Congressional Hearings Are Not About The Witness

Monday, July 12, 2010

The recent appearance before Congress by BP's Tony Hayward was filled with members of Congress venting their frustration. It was a reminder, says former Congressman Lee Hamilton, that "Congressional Hearings Are Not About The Witness."

Even before Tony Hayward, the embattled CEO of BP, appeared in front of a House investigative subcommittee on June 17, everyone knew why he was there. It was not to apologize for the Gulf oil spill or to explain his company's behavior — though all of this was expected of him. He was there, in large measure, so that members of Congress could vent their outrage — and that of their constituents — over the spill. 

They did this for hours, accusing BP of taking shortcuts that increased the chances of an oil-rig explosion and its chief of "stonewalling" efforts to understand what had happened. It was a bipartisan pile-on — with the notable exception of the Texas Republican who apologized for the White House's efforts to secure a $20 billion compensation fund from the company. By the end, USA Today was comparing Hayward to a piñata. 

All of this was a fine example of the drama inherent in a high-profile congressional hearing, which, for better or worse, is where the American public often builds its impression of Congress. There are plenty of tedious hearings on Capitol Hill — though they are often just as important, if not more so, as the ones that attract a media scrum. But the hearings that rivet the public's attention, play to a packed room, and command that evening's news cycle showcase Congress at both its best and worst. 

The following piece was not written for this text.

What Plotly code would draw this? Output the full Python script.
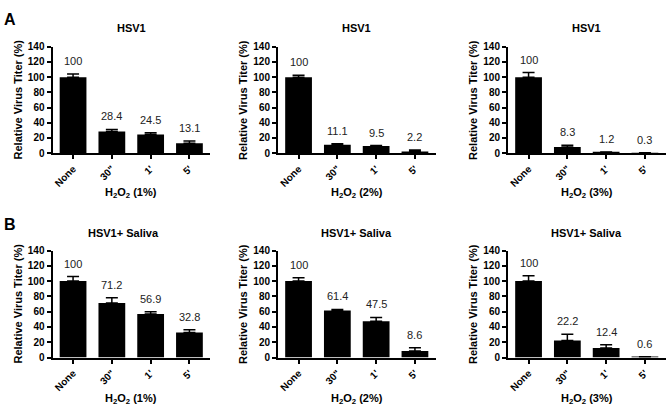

Members can appear deeply knowledgeable and appallingly ignorant, angry and sympathetic, impressive and lackluster. They can pander to mass opinion, showboat, ask silly questions, and ignore or misstate the facts. They can also ask tough, penetrating questions, hold public figures to account for their actions, and build Americans' understanding of thorny national problems. Sometimes you can see all of this in the space of a single hearing — and, from time to time, in a single member. 

For the witnesses in the limelight, the stakes are high. Careers and reputations get made and broken in congressional hearing rooms, and causes advanced or destroyed. Yet in the end, hearings like these are part of the work of the Congress — staged and run to serve the purposes of members. 

Indeed, if I were to offer one piece of advice above all to someone called to testify, it would be to remember this overriding fact: The hearing is more about advancing the interests of the members attending than about you. The cameras may all be trained on you and the reporters jotting down every word you say, but you are there to serve the purposes of the politicians arrayed in front of you — for publicity, for channeling public sentiment, for scoring political points, and even for digging deeply into a problem in a praiseworthy effort to build public understanding. 

With that in mind, here are a few pointers for people who find themselves on the spotlit side of a witness table: 

Prepare carefully. I mean this both in an intellectual sense — you want to have your thoughts, arguments, and facts composed before you get to Capitol Hill — as well as a physical sense. A high-profile hearing can go on for hours without any break. All witnesses are advised to drink liquids sparingly, or not at all, to prepare for a long ordeal. My guess is that advice led to Gen. David Petraeus fainting at a recent hearing. 

Be confident and credible, and advocate your position as clearly and forcefully as you can while remaining polite and respectful of the committee. Members of Congress will undoubtedly challenge you, and you need to remember that they're doing their jobs, not just seeking 15 seconds on the evening news. Don't get upset if you're contradicted; just focus on the message you want to get across, and remember to keep it simple. 

Always remain calm and polite, no matter how explosive or provocative members become. You won't harm your cause by keeping your temper; you almost certainly will by losing it. Remember that hearings set the stage for the future: If you pick a fight, you may very well win it at the moment, but you'll almost certainly lose it in the legislation that emerges. 

Answer the questions you're asked; don't dodge or ignore them. If you don't know the answer, just say so, and afterward look up the answer and furnish it to committee staff and members. That's how you build credibility. 

Finally, while this might seem an odd admonition, enjoy yourself. High-profile hearings are political theater on a national stage, and while the stakes may be high, taking a step back to appreciate the drama of the moment will help you savor a singular experience. 

(Lee Hamilton is Director of the Center on Congress at Indiana University. He was a member of the U.S. House of Representatives for 34 years.)